### AIM OF THE TASK:
Copy out each line in the material below that has the word "uses".

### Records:
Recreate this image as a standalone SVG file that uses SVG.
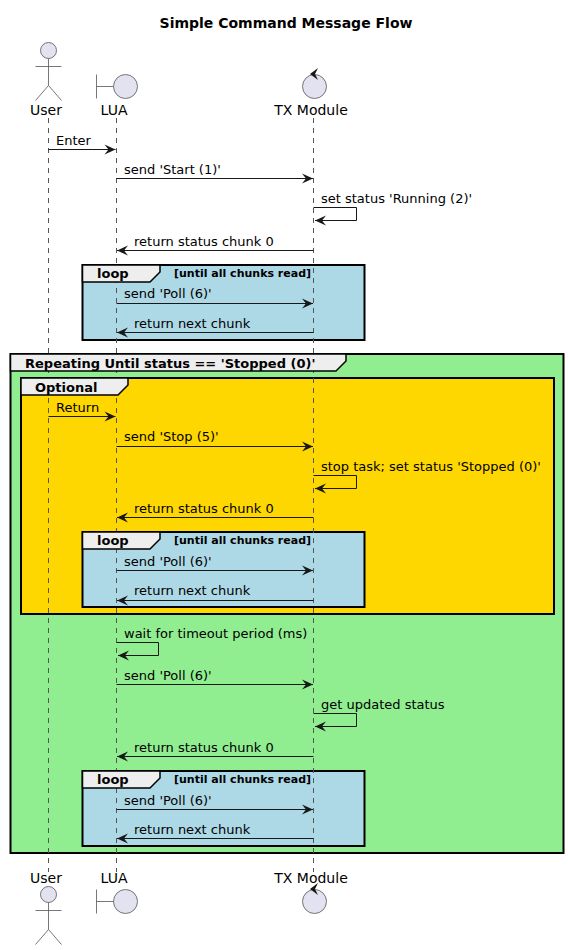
<svg xmlns="http://www.w3.org/2000/svg" width="568" height="950" viewBox="0 0 568 950">
<style>
text{font-family:"DejaVu Sans",sans-serif;fill:#000}
.title{font-size:14px;font-weight:bold;text-anchor:middle}
.name{font-size:14px;text-anchor:middle}
.msg{font-size:13px}
.gl{font-size:13px;font-weight:bold}
.gc{font-size:11px;font-weight:bold}
.life{stroke:#555;stroke-width:1;stroke-dasharray:5,5;fill:none}
.m{stroke:#181818;stroke-width:1;fill:none;marker-end:url(#arrow)}
.sh{fill:#E2E2F0;stroke:#555;stroke-width:.8}
.ln{fill:none;stroke:#555;stroke-width:.8}
.frame{stroke:#000;stroke-width:2}
.tab{fill:#EEE;stroke:#000;stroke-width:1.5}
</style>
<defs>
<marker id="arrow" markerUnits="userSpaceOnUse" markerWidth="14" markerHeight="12" refX="12" refY="6" orient="auto">
<path d="M1,1 L12,6 L1,11 L5,6 Z" fill="#181818"/>
</marker>
<g id="actor"><circle cx="0" cy="0" r="8" class="sh"/><path class="ln" d="M0,8V35M-13,16H13M0,35L-13,50M0,35L13,50"/></g>
<g id="boundary"><circle cx="0" cy="0" r="12" class="sh"/><path class="ln" d="M-12,0H-29M-29,-12V12"/></g>
<g id="control"><circle cx="0" cy="0" r="12" class="sh"/><path d="M-4.500,-12.500 L3.500,-18.500 L0.500,-12.500 L3.500,-6.500 Z" fill="#181818"/></g>
</defs>
<rect width="568" height="950" fill="#fff"/>
<text class="title" x="286" y="28">Simple Command Message Flow</text>

<g id="frames-fill">
<rect x="82.500" y="265" width="282" height="75" fill="#ADD8E6" class="frame"/>
<rect x="10.500" y="354" width="553" height="499" fill="#90EE90" class="frame"/>
<rect x="21" y="378" width="533" height="236" fill="#FFD700" class="frame"/>
<rect x="82.500" y="532" width="282" height="75" fill="#ADD8E6" class="frame"/>
<rect x="82.500" y="771" width="282" height="75" fill="#ADD8E6" class="frame"/>
</g>

<g id="lifelines">
<line class="life" x1="48.500" y1="118" x2="48.500" y2="872"/>
<line class="life" x1="116.500" y1="118" x2="116.500" y2="872"/>
<line class="life" x1="313.500" y1="118" x2="313.500" y2="872"/>
</g>

<g id="group-tabs">
<path class="tab" d="M82.500,265H160V272L150,282H82.500Z"/>
<text class="gl" x="97" y="278">loop</text><text class="gc" x="174" y="277">[until all chunks read]</text>
<path class="tab" d="M10.500,354H346V361L336,371H10.500Z"/>
<text class="gl" x="25" y="368">Repeating Until status == 'Stopped (0)'</text>
<path class="tab" d="M21,378H128V385L118,395H21Z"/>
<text class="gl" x="35" y="392">Optional</text>
<path class="tab" d="M82.500,532H160V539L150,549H82.500Z"/>
<text class="gl" x="97" y="545">loop</text><text class="gc" x="174" y="544">[until all chunks read]</text>
<path class="tab" d="M82.500,771H160V778L150,788H82.500Z"/>
<text class="gl" x="97" y="784">loop</text><text class="gc" x="174" y="783">[until all chunks read]</text>
</g>

<g id="connectors">
<line class="m" x1="48.500" y1="149.500" x2="115.500" y2="149.500"/>
<line class="m" x1="116.500" y1="178.500" x2="313" y2="178.500"/>
<path class="m" d="M313.500,207.500H356.500V220.500H315"/>
<line class="m" x1="313.500" y1="250.500" x2="117" y2="250.500"/>
<line class="m" x1="116.500" y1="303.500" x2="313" y2="303.500"/>
<line class="m" x1="313.500" y1="332.500" x2="117" y2="332.500"/>
<line class="m" x1="48.500" y1="416.500" x2="115.500" y2="416.500"/>
<line class="m" x1="116.500" y1="446.500" x2="313" y2="446.500"/>
<path class="m" d="M313.500,475.500H356.500V488.500H315"/>
<line class="m" x1="313.500" y1="517.500" x2="117" y2="517.500"/>
<line class="m" x1="116.500" y1="570.500" x2="313" y2="570.500"/>
<line class="m" x1="313.500" y1="600.500" x2="117" y2="600.500"/>
<path class="m" d="M116.500,642.500H158.500V655.500H118"/>
<line class="m" x1="116.500" y1="684.500" x2="313" y2="684.500"/>
<path class="m" d="M313.500,713.500H356.500V726.500H315"/>
<line class="m" x1="313.500" y1="756.500" x2="117" y2="756.500"/>
<line class="m" x1="116.500" y1="809.500" x2="313" y2="809.500"/>
<line class="m" x1="313.500" y1="838.500" x2="117" y2="838.500"/>
</g>

<g id="labels">
<text class="msg" x="56" y="145">Enter</text>
<text class="msg" x="124" y="174">send 'Start (1)'</text>
<text class="msg" x="321" y="203">set status 'Running (2)'</text>
<text class="msg" x="134" y="246">return status chunk 0</text>
<text class="msg" x="124" y="298">send 'Poll (6)'</text>
<text class="msg" x="134" y="328">return next chunk</text>
<text class="msg" x="56" y="412">Return</text>
<text class="msg" x="124" y="441">send 'Stop (5)'</text>
<text class="msg" x="321" y="471">stop task; set status 'Stopped (0)'</text>
<text class="msg" x="134" y="513">return status chunk 0</text>
<text class="msg" x="124" y="566">send 'Poll (6)'</text>
<text class="msg" x="134" y="595">return next chunk</text>
<text class="msg" x="124" y="638">wait for timeout period (ms)</text>
<text class="msg" x="124" y="680">send 'Poll (6)'</text>
<text class="msg" x="321" y="709">get updated status</text>
<text class="msg" x="134" y="752">return status chunk 0</text>
<text class="msg" x="124" y="805">send 'Poll (6)'</text>
<text class="msg" x="134" y="834">return next chunk</text>
</g>

<g id="user"><use href="#actor" x="48.500" y="50.500"/><text class="name" x="46" y="115">User</text></g>
<g id="lua"><use href="#boundary" x="125.500" y="86.500"/><text class="name" x="114" y="115">LUA</text></g>
<g id="tx-module"><use href="#control" x="314.500" y="86.500"/><text class="name" x="311" y="115">TX Module</text></g>
<g id="user-bottom"><use href="#actor" x="48.500" y="894.500"/><text class="name" x="46" y="883">User</text></g>
<g id="lua-bottom"><use href="#boundary" x="125.500" y="901.500"/><text class="name" x="114" y="883">LUA</text></g>
<g id="tx-module-bottom"><use href="#control" x="314.500" y="901.500"/><text class="name" x="311" y="883">TX Module</text></g>
</svg>
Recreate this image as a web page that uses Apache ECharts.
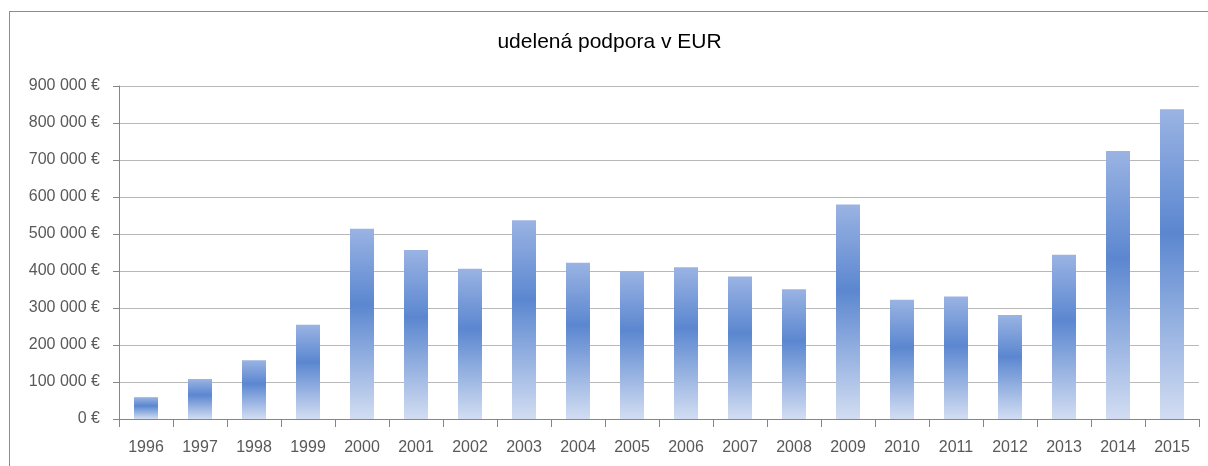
<!DOCTYPE html>
<html>
<head>
<meta charset="utf-8">
<script src="https://cdn.jsdelivr.net/npm/echarts@6/dist/echarts.min.js"></script>
<style>
    html, body { margin: 0; padding: 0; background: #ffffff; }
    #wrap { position: relative; width: 1208px; height: 466px; overflow: hidden; }
    #main {
        position: absolute; left: 9px; top: 11px;
        width: 1199px; height: 455px;
        border-top: 1px solid #8c8c8c; border-left: 1px solid #8c8c8c;
    }
</style>
</head>
<body>
<div id="wrap"><div id="main"></div></div>
<script>
var years = ['1996', '1997', '1998', '1999', '2000', '2001', '2002', '2003', '2004', '2005',
    '2006', '2007', '2008', '2009', '2010', '2011', '2012', '2013', '2014', '2015'];
var podpora = [59000, 108000, 159000, 255000, 514000, 457000, 406000, 537000, 422000, 399000,
    410000, 385000, 351000, 580000, 322000, 331000, 281000, 444000, 724000, 837000];
var yTicks = [0, 100000, 200000, 300000, 400000, 500000, 600000, 700000, 800000, 900000];

var myChart = echarts.init(document.getElementById('main'));

// popisky osi: "900 000 €"
function eur(v) {
    return String(v).replace(/\B(?=(\d{3})+(?!\d))/g, ' ') + ' €';
}

var option = {
    animation: false,
    backgroundColor: '#ffffff',
    title: {
        text: 'udelená podpora v EUR',
        left: 'center',
        top: 20,
        padding: [0, 0, 0, 9],
        textStyle: {
            fontFamily: 'Liberation Sans',
            fontSize: 21,
            fontWeight: 'normal',
            color: '#000000'
        }
    },
    grid: {
        left: 109,
        right: 10,
        top: 74,
        bottom: 48
    },
    xAxis: {
        type: 'category',
        data: years,
        axisLine: { lineStyle: { color: '#868686' } },
        axisTick: { show: true, length: 8, lineStyle: { color: '#868686' } },
        axisLabel: {
            margin: 21,
            fontFamily: 'Liberation Sans',
            fontSize: 16,
            color: '#595959'
        }
    },
    yAxis: {
        type: 'value',
        min: yTicks[0],
        max: yTicks[yTicks.length - 1],
        interval: 100000,
        axisLine: { show: true, lineStyle: { color: '#868686' } },
        axisTick: { show: true, length: 6, lineStyle: { color: '#868686' } },
        axisLabel: {
            margin: 19,
            fontFamily: 'Liberation Sans',
            fontSize: 16,
            color: '#595959',
            formatter: eur
        },
        splitLine: { lineStyle: { color: '#b8b8b8' } }
    },
    series: [{
        type: 'bar',
        data: podpora,
        barWidth: 24,
        itemStyle: {
            color: new echarts.graphic.LinearGradient(0, 0, 0, 1, [
                { offset: 0, color: '#9ab3e3' },
                { offset: 0.4, color: '#5b87d0' },
                { offset: 1, color: '#d2ddf2' }
            ])
        }
    }]
};

myChart.setOption(option);
</script>
</body>
</html>
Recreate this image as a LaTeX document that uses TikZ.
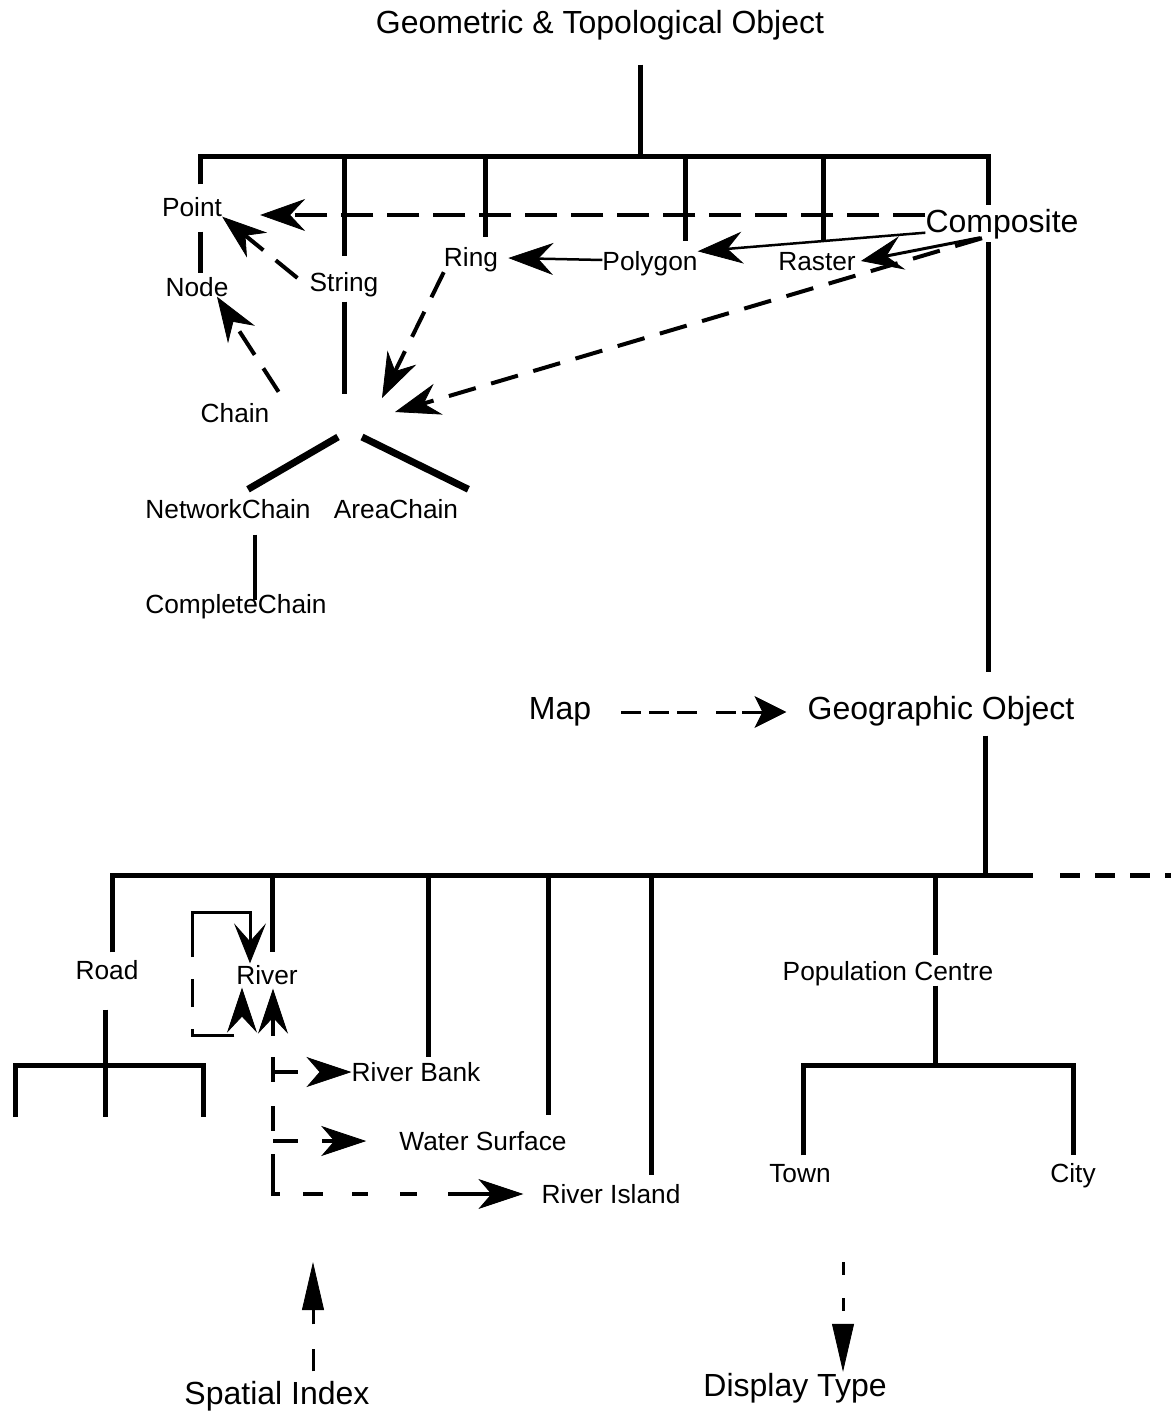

### SOLVED EXERCISE:
Recreate this image as a standalone SVG file that uses SVG.
Recreate this image as a web page that uses Apache ECharts.
Recreate this image as a LaTeX document that uses TikZ.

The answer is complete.